Two Bits has taken a long time, and it’s a better book for that. In some ways, it is untimely: the moment of Free Software is over– both the media and many of the scholars who focused so much attention on it starting in about 2000 seem to have moved on to some other next big thing. This is a shame, but predictable given the drive for novelty and for being first in academia. But I think (and I will throw modesty to the wind here) that anthropology has a tack on such things that is slower, more coherent, and more concerned with a certain precision in charting historical changes. I like to think that the book isn’t only about free software, but an anthropology of knowledge circulation more generally, and I hope that it interests even those who are too cool for old school.
Obviously I hope that others think the same thing, and I expect people to read it in light of the current peak of interest in web 2.0, social networking and internet celebrities, or whatever, which might be usefully re-thought through the lens of Free Software. And maybe it might just convince a few people, scholars especially, that the moment of Free Software is definitely not over, and that there is some really incredible scholarship out there by people like Gabriella Coleman, Matt Ratto, Shay David, Casey O’Donell, Jelena Karanovic, Anita Chan, Samir Chopra and Scott Dexter, Jenny Cool, Allison Fish, David Hakken and Karl Hakken, Jeff Juris (my labelmate!), Bernhard Krieger, Karim Lakhani, James Leach, Siobhan O’Mahoney, Greg Vetter and many others on these topics. Like the scholarship emerging on gaming (with Rex representing), that on Free Software constitutes a major locus of scholarly concern and questioning that should be the basis for understanding much of the recent past and near future.
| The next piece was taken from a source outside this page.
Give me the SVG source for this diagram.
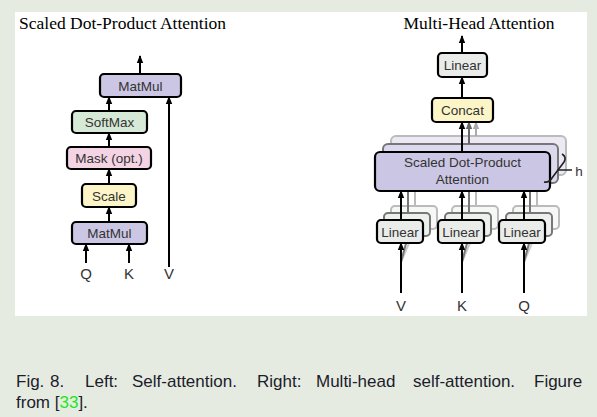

Having been through the process of publishing a book, like oneman, I wish we could publish our books faster, and try to merge some of the timely but ill-considered insight of the blog-form with the deliberate and peer-reviewed caution of the book-form… but I’m nonetheless a committed modernist in that I think the book-form has a quality that no other form of communication has, and it has taken centuries for that quality to develop. Nonetheless, nothing lasts forever, and since this is a book about software, there are a few special things that I want readers to know about this book:
- the book is licensed under a Creative Commons (by-nc-sa) license, and is therefore freely available for circulation and modulation. Duke generously permitted me to do this both because I (and the audiences of the book) expect it, and also because I think it is a good experiment (I’d have preferred to drop the non-commercial restriction, but it’s obviously understandable why Duke might want it). I’m convinced, the way Cory Doctorow is, that we can sell books and give them away. And though it is impossible to know how many copies the book might have sold without this decision, I’m convinced it will sell as many and more (and for those wondering, the reasonable expectations in our little corner of the world are more on the order of one or two thousand, not tens or hundreds of thousands in Doctorow’s case). For me, as a teacher and a scholar, openly licensing the book is primarily a way of getting it in front of people the way it used to get in front of you in a bookstore. If you are serious about the book, you’ll probably buy it, but if you aren’t you might a) read a bit anyways, and b) not be angry that you bought it and don’t like it. In either case: bottoms up to Duke University Press for taking the risk.
- The book is online in pdf form, but I also created a site using the Institute for The Future of The Book’s “comment press” template for Word Press. I think the IFB is the bionic bees knees, and I’m keen to see people use this version as a place to discuss the book, both as individual readers, and for classes (btw, Jonathan Zittrain’s book is also in IFB format, and they would make great reading together… hint hint to those organizing reading circles). I like to think that this is a first step towards producing living books, books that modify and modulate, books that respond and transform, but without sacrificing the kinds of permanence and scholarly apparatus that we value. Thanks in no small part to some work by people at Achorn International (Joel Ibarra) and IFB, the online version is correlated with the print version by page number, and includes all the notes and references as well. Adding and updating links is also something that this renders possible.
- The book is beautiful. Duke (and in particular Cherie Westmoreland) did a fantastic job. The font is an open source font (Charis SIL), the cover is combination of a painting from the Boston Public Library by the 19th century symbolist painter Pierre Puvis de Chavannes depicting the telegraph (and called colloquially “Good News, Bad News”) and a Hollerith punch card. And here’s a reason to choose a short title: the spine has the title written perpendicular to, not parallel with the length of the book. Minor, I know, but how cool is that?
- Last but not least, I’ve been thinking about the meaning of “re-mixing” a scholarly work. Various works on the Internet and free software have experimented with this… Lessig’s Code V2, Benkler’s Wealth of Nations as well as others, scholarly and not. However, I’m not so sure it’s clear what remixing means in scholarly terms. I’d love it if people want to translate parts of it, or transform it for other media (anyone interested in doing a version for the Wii contact me immediately), but those are explorations of the form, and not the content of the book… so what would remixing scholarly work really mean? One thing I hope it means, in the social and human sciences especially, is that we contribute to a shared collection of conceptual tools that are refined by confrontation with empirical reality. Two Bits contains a couple such concepts (recursive publics, usable pasts) as well as contributing more generally to research on the public sphere, on the meaning of making things and making things public, as well as a substantive field of work focusing on software, networks, geeks, hackers, entrepreneurs, intellectual property and so forth. So one key aspect of the future of this book is a project I’m calling “Modulations” for short, which is an attempt to think about not just these concepts and problems in particular, but the modes and manners in which we interact as scholars around the development, refinement and co-ownership of such concepts. I don’t really know what this means yet, but I’m looking for anyone with ideas.